Like any place, church is somewhere where we can sign up for things and volunteer- cleaning, flower arranging, singing in the choir, warden, lay reader etc. Once you have your role, you are a ____ and not just the congregation. Without volunteers the life and work of the church would be a lot more difficult so I am definitely not saying don't volunteer! Human frailty leaves us susceptible to pride. That little warm feeling you get when someone complements you is great but remember that you're there for the church not the complements. I'm going to use a controversial example here, it's not personal because it happens in loads of places but this is the clearest one. 

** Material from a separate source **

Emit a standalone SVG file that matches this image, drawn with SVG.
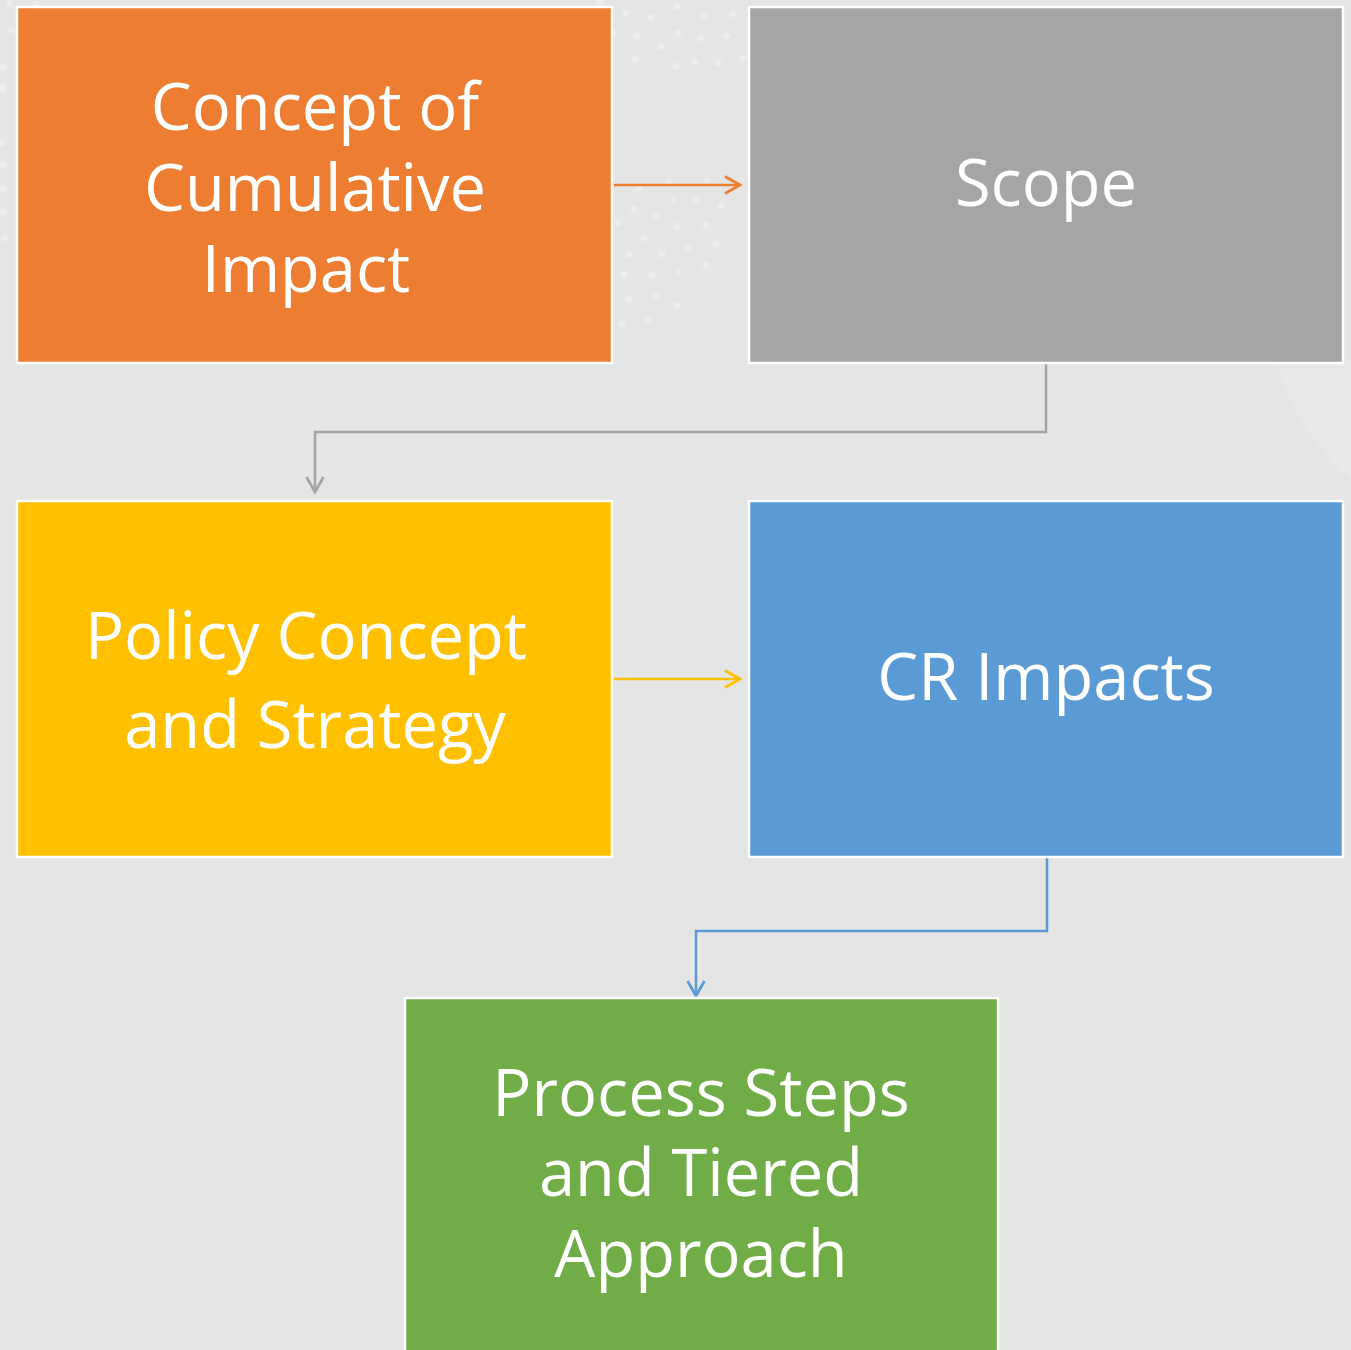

Being a member of the choir is a great way to share your talents with the church family. We've all been there, a wedding or service where nobody knows the hymn and you're counting down how many verses you've got too go before it ends. When there's a choir everyone is more confident which creates a better atmosphere for praise. Not much sounds better than a hundred strong voices singing some good old Charles Wesley. A phrase that crops up quite a lot in choir practice is 'the congregation'. It makes sense, sometimes the choir sings bits, sometimes everyone does, it's an easy way to demarcate what's going on. Unfortunately 'the congregation' also sets boundaries of 'us and them'. Now as 2/3 of a literature has taught me when you start using binary oppositions things get a bit messy, even with the best intention.  One of these messy things is self importance. I'm going to continue my metaphor because it's easier than starting a new one. If you're a choir member then my apologies, I've not got a vendetta, I promise. As is the nature of music church choirs can also perform as well as worship. This can be a difficult line to draw. Once services become about performing it's no longer about God and you might as well be in any choir rather than a church one. It's a slippery slope. I'm sure if I was asked to sing in church I'd probably be focusing more on my technique and performing to 'the congregation' than God. And that's where the problem is. 

For us to progress and spread ministry we need to be united.
Mark 3:25- if a family splits into parties, that family cannot continue (WEY). Now while Jesus is referring to evil, and is frankly trying to show up some scribes for saying something stupid, it still works for the church. We are people, members of a church family, not pieces on a chess board. The organic nature of the church body requires everyone to work together in harmony to continue. Arms need to be open as do our minds. We are drawn into the church by God, we should go for God, we should volunteer for God, bring others for God, reach our for God and not ourselves.